◆ Aim of the task: Transcribe the whole listing without a single picture.

▬▬▬

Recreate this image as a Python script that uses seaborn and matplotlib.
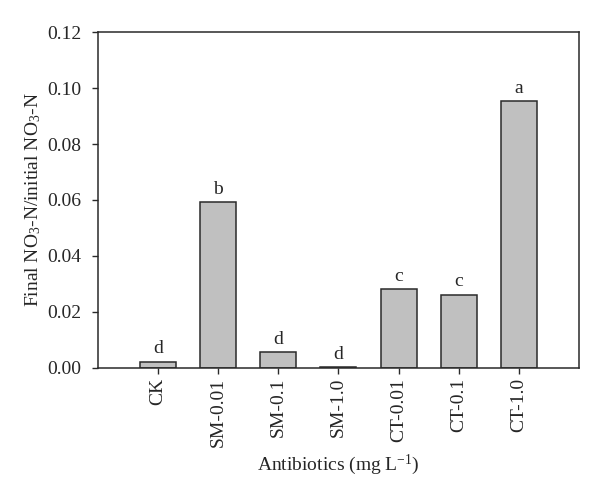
import matplotlib
matplotlib.use('Agg')
import matplotlib.pyplot as plt
import seaborn as sns
import pandas as pd

# Data
treatments = ['CK', 'SM-0.01', 'SM-0.1', 'SM-1.0', 'CT-0.01', 'CT-0.1', 'CT-1.0']
ratios = [0.0021, 0.0591, 0.0056, 0.0002, 0.0280, 0.0261, 0.0955]
letters = ['d', 'b', 'd', 'd', 'c', 'c', 'a']

df = pd.DataFrame({'treatment': treatments, 'ratio': ratios})

sns.set_style('ticks')
plt.rcParams['font.family'] = ['Liberation Serif', 'DejaVu Serif']
plt.rcParams['mathtext.fontset'] = 'custom'
plt.rcParams['mathtext.rm'] = 'Liberation Serif'
plt.rcParams['mathtext.it'] = 'Liberation Serif:italic'
plt.rcParams['mathtext.default'] = 'regular'

fig = plt.figure(figsize=(6.0, 4.98), dpi=100)
ax = fig.add_axes([0.163, 0.262, 0.802, 0.673])

sns.barplot(data=df, x='treatment', y='ratio', color='#c0c0c0',
            edgecolor='#2a2a2a', linewidth=1.1, width=0.6, saturation=1, ax=ax)

# Significance letters above each bar
for i, (val, lab) in enumerate(zip(ratios, letters)):
    ax.annotate(lab, (i, val), xytext=(0, 3), textcoords='offset points',
                ha='center', va='bottom', fontsize=14)

ax.set_xlim(-1, 7)
ax.set_ylim(0, 0.12)
ax.set_yticks([0.0, 0.02, 0.04, 0.06, 0.08, 0.10, 0.12])
ax.set_yticklabels([f'{v:.2f}' for v in ax.get_yticks()], fontsize=14)
ax.set_xticks(range(len(treatments)))
ax.set_xticklabels(treatments, rotation=90, fontsize=14)
ax.tick_params(direction='out', length=4, width=1, color='#2a2a2a')
ax.tick_params(axis='y', pad=8)

for side in ['left', 'right', 'top', 'bottom']:
    ax.spines[side].set_visible(True)
    ax.spines[side].set_linewidth(1.1)
    ax.spines[side].set_color('#2a2a2a')

ax.set_xlabel('Antibiotics (mg L$^{-1}$)', fontsize=14, labelpad=4)
ax.set_ylabel('Final NO$_3$-N/initial NO$_3$-N', fontsize=14, labelpad=3)

fig.savefig('out.png', dpi=100)
plt.close('all')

▬▬▬

◆ Task answer:
Recreate this image as a Python script that uses seaborn and matplotlib.
import matplotlib
matplotlib.use('Agg')
import matplotlib.pyplot as plt
import seaborn as sns
import pandas as pd

# Data
treatments = ['CK', 'SM-0.01', 'SM-0.1', 'SM-1.0', 'CT-0.01', 'CT-0.1', 'CT-1.0']
ratios = [0.0021, 0.0591, 0.0056, 0.0002, 0.0280, 0.0261, 0.0955]
letters = ['d', 'b', 'd', 'd', 'c', 'c', 'a']

df = pd.DataFrame({'treatment': treatments, 'ratio': ratios})

sns.set_style('ticks')
plt.rcParams['font.family'] = ['Liberation Serif', 'DejaVu Serif']
plt.rcParams['mathtext.fontset'] = 'custom'
plt.rcParams['mathtext.rm'] = 'Liberation Serif'
plt.rcParams['mathtext.it'] = 'Liberation Serif:italic'
plt.rcParams['mathtext.default'] = 'regular'

fig = plt.figure(figsize=(6.0, 4.98), dpi=100)
ax = fig.add_axes([0.163, 0.262, 0.802, 0.673])

sns.barplot(data=df, x='treatment', y='ratio', color='#c0c0c0',
            edgecolor='#2a2a2a', linewidth=1.1, width=0.6, saturation=1, ax=ax)

# Significance letters above each bar
for i, (val, lab) in enumerate(zip(ratios, letters)):
    ax.annotate(lab, (i, val), xytext=(0, 3), textcoords='offset points',
                ha='center', va='bottom', fontsize=14)

ax.set_xlim(-1, 7)
ax.set_ylim(0, 0.12)
ax.set_yticks([0.0, 0.02, 0.04, 0.06, 0.08, 0.10, 0.12])
ax.set_yticklabels([f'{v:.2f}' for v in ax.get_yticks()], fontsize=14)
ax.set_xticks(range(len(treatments)))
ax.set_xticklabels(treatments, rotation=90, fontsize=14)
ax.tick_params(direction='out', length=4, width=1, color='#2a2a2a')
ax.tick_params(axis='y', pad=8)

for side in ['left', 'right', 'top', 'bottom']:
    ax.spines[side].set_visible(True)
    ax.spines[side].set_linewidth(1.1)
    ax.spines[side].set_color('#2a2a2a')

ax.set_xlabel('Antibiotics (mg L$^{-1}$)', fontsize=14, labelpad=4)
ax.set_ylabel('Final NO$_3$-N/initial NO$_3$-N', fontsize=14, labelpad=3)

fig.savefig('out.png', dpi=100)
plt.close('all')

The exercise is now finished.